Time-Series Foundation Models:
- Evaluation pitfalls documented for Monash “Australian Electricity Demand” and ETTh1 datasets, where pre-training/test split confusion led to inflated model performance via leakage (Meyer et al., 15 Oct 2025).
Metaheuristics (PSO example):
- Under $T = 50$ s, standard PSO achieving five restarts (10s each) can outperform a more computationally burdensome variant able to run only once for 50s—demonstrating the practical tradeoff made visible by time-partitioned (wall-clock) protocol (Lian, 10 Sep 2025).

6. Best Practices, Pitfalls, and Reporting Guidelines

Best Practices:
- Enforce strict temporal/data disjointness between train, validation, and test partitions; publish explicit split indices and partition membership.
- Employ rolling and domain cross-validation to assess both temporal and domain generalization (Meyer et al., 15 Oct 2025).
- Use time-based, not only count-based, budgets for metaheuristics; report number of restarts and solution quality via anytime curves and ERT (Lian, 10 Sep 2025).
- Maintain user-level measurement with minimal system intrusion (e.g., via macro abstraction layers for real-time systems).
- Validate measurements with trusted external methods (e.g., hardware tracer error $\leq$ 2%) and integrate measured $C_i^{max}$ directly into schedulability analysis (Magalhaes et al., 2020).
Pitfalls:
- Overlapping data windows or non-disjoint splits induce information leakage.
- Unreported computational costs and asymmetries in overheads generate unfair comparisons.
- Spurious pattern memorization across partition boundaries in time series modeling can yield misleading gains (Meyer et al., 15 Oct 2025).
Reporting Guidelines:
- Budget specification (wall-clock time, FE/iteration limits), restart policies, target and metric definitions, complete environment disclosure, tuning/reporting overhead accounting, and open artifact provision are all prescribed (Lian, 10 Sep 2025).
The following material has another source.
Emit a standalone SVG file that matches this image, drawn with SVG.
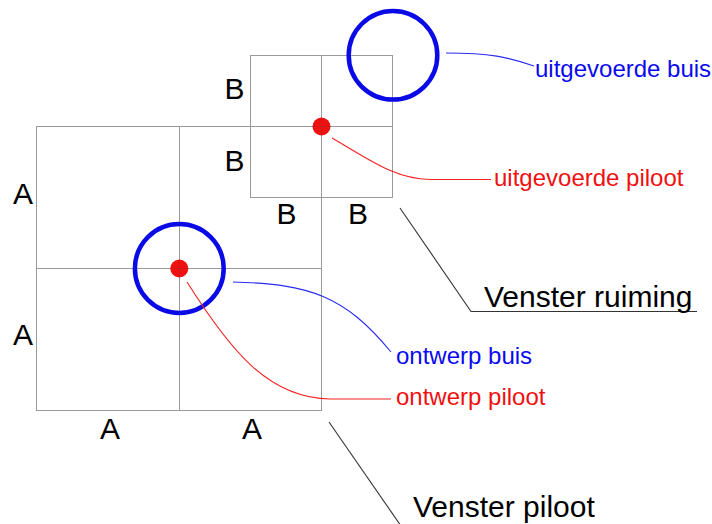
<svg xmlns="http://www.w3.org/2000/svg" width="712" height="524" viewBox="0 0 712 524">
<style>
.grid{fill:none;stroke:#9a9a9a;stroke-width:1}
.ring{fill:none;stroke:#0a0ae6;stroke-width:4.5}
.dot{fill:#f01010}
.lbl{font-family:"Liberation Sans",Arial,sans-serif;font-size:30px;fill:#000}
.ann{font-family:"Liberation Sans",Arial,sans-serif;font-size:24px}
.blue{fill:#0a0af0}
.red{fill:#f01010}
.lb{fill:none;stroke:#2a2af5;stroke-width:1.1}
.lr{fill:none;stroke:#f52020;stroke-width:1.1}
.lk{fill:none;stroke:#333;stroke-width:1.1}
</style>
<rect width="712" height="524" fill="#fff"/>
<g id="venster-piloot-grid">
<rect class="grid" x="36.5" y="126.5" width="285" height="284"/>
<line class="grid" x1="179.5" y1="126.5" x2="179.5" y2="410.5"/>
<line class="grid" x1="36.5" y1="268.5" x2="321.5" y2="268.5"/>
</g>
<g id="venster-ruiming-grid">
<rect class="grid" x="250.5" y="55.5" width="142" height="142"/>
<line class="grid" x1="321.5" y1="55.5" x2="321.5" y2="197.5"/>
<line class="grid" x1="250.5" y1="126.5" x2="392.5" y2="126.5"/>
</g>
<g id="ontwerp-piloot-dot"><circle class="dot" cx="179.3" cy="268.5" r="9"/><path d="M170.3 268.5H188.3M179.3 259.5V277.5" stroke="#7a3030" stroke-width="0.6" opacity="0.5"/></g>
<g id="uitgevoerde-piloot-dot"><circle class="dot" cx="321.5" cy="126.5" r="9"/><path d="M312.5 126.5H330.5M321.5 117.5V135.5" stroke="#7a3030" stroke-width="0.6" opacity="0.5"/></g>
<g id="ontwerp-buis-ring"><circle class="ring" cx="179.3" cy="268.5" r="44.4"/></g>
<g id="uitgevoerde-buis-ring"><circle class="ring" cx="393" cy="55.3" r="44.3"/></g>
<g id="connectors">
<path class="lb" d="M446 53 C490 53 508 57 534 66"/>
<path class="lr" d="M332 138 C370 160 395 179 430 179.5 L491 179.5"/>
<path class="lb" d="M233 282 C310 284 345 296 391 352"/>
<path class="lr" d="M187 282 C230 350 268 398 330 399 L391 399"/>
<path class="lk" d="M400 208 L471 311.5 L697 311.5"/>
<path class="lk" d="M329 422 L401 526"/>
</g>
<g id="dimension-labels">
<text class="lbl" x="23" y="204" text-anchor="middle">A</text>
<text class="lbl" x="23" y="345" text-anchor="middle">A</text>
<text class="lbl" x="110" y="439" text-anchor="middle">A</text>
<text class="lbl" x="252" y="439" text-anchor="middle">A</text>
<text class="lbl" x="234.5" y="99" text-anchor="middle">B</text>
<text class="lbl" x="234.5" y="171" text-anchor="middle">B</text>
<text class="lbl" x="286.5" y="224" text-anchor="middle">B</text>
<text class="lbl" x="358" y="224" text-anchor="middle">B</text>
</g>
<g id="annotations">
<text class="ann blue" x="535" y="77">uitgevoerde buis</text>
<text class="ann red" x="494" y="186">uitgevoerde piloot</text>
<text class="ann blue" x="396" y="364">ontwerp buis</text>
<text class="ann red" x="396" y="405">ontwerp piloot</text>
<text class="lbl" x="484" y="307">Venster ruiming</text>
<text class="lbl" x="413" y="517">Venster piloot</text>
</g>
</svg>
7. Extensibility, Scalability, and Cross-Domain Relevance

The time-partitioned benchmarking paradigm is extensible and adaptable across domains:

New “grey-box” test cases (e.g., memory-allocation, interrupt latency) can be added in real-time frameworks by bracketing code regions with timing macros (Magalhaes et al., 2020).
Spatiotemporal and domain-level splits generalize the paradigm for multi-source or panel data scenarios in time series (Meyer et al., 15 Oct 2025).
Scalability is facilitated by future-live benchmarking (forecasting on day- $D+1$ as data arrives) and by the ability to incorporate new solver strategies, adaptive restarts, or hybrid evaluation criteria (Lian, 10 Sep 2025).

By integrating static temporal partitioning, wall-clock equality, and rigorous statistical methods, the time-partitioned benchmarking paradigm provides the infrastructure for reproducible, interpretable, and domain-agnostic system evaluation.